At the service of distribution

The financial system should exist to distribute goods. This consists in putting prices on the goods, then distributing the purchasing power to the individuals, who choose among the goods those which correspond to their needs. The prices and purchasing power must be balanced, otherwise the distribution will not occur.

As everyone has needs, everyone must have some purchasing power. The needs are attached to the human person; so the right to use goods must also be attached to the human person, from the cradle to the grave. Otherwise, the goods are no longer at the service of needs. Social Credit sees to this by a dividend given periodically to all, from birth to death.

The present, way of distributing purchasing power cannot guarantee everyone a share in earthly goods, because it links the right to goods almost exclusively to employment. Not everybody is employed. Automation tends to diminish employment, while at the same time increasing production.

One does not eat jobs, but food. One does not clothe oneself with jobs, but with clothes. The claims on goods should therefore be regulated according to the presence of goods offered to satisfy human needs, and not according to the presence of individuals in the producing process.

If a product can be made without the presence of human labor, the claim on the product must also come without the need of being employed.

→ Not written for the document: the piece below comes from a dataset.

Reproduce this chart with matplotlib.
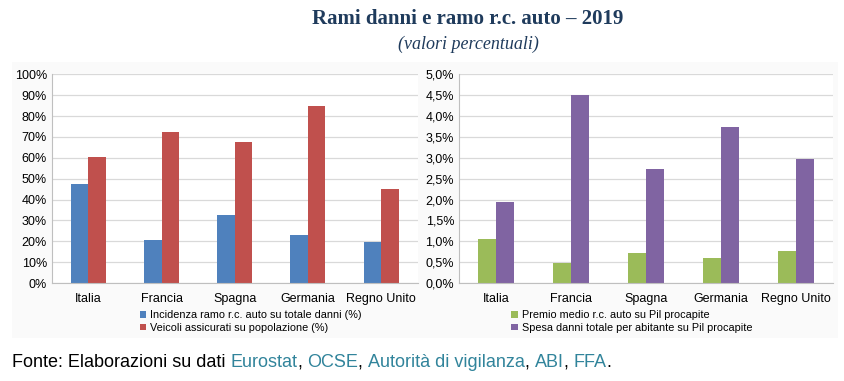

To maintain the necessity of being employed in order to have the right to live, when the inventions, the machines, the improvements in the manufacturing process, have precisely as a goal to save or reduce labor, is to make progress in society a punishment instead of a liberation.

 

The only solution

Social Credit offers the solution. No other adequate solution has ever been advanced.

The various social programs admit by their very existence, that the distribution of the rights to the products is badly organized, but they do not correct this ineffective distribution. Rather they allow it to continue, while at the same time trying to palliate its effects.

As for Social Credit, it would correct this defect in distribution. It would distribute a national purchasing power corresponding to the national production; and, by a dividend to all, it would ensure each individual a share at least sufficient to obtain the essentials.

Social Credit corrects the cause of the economic disorder, instead of uselessly trying to patch it.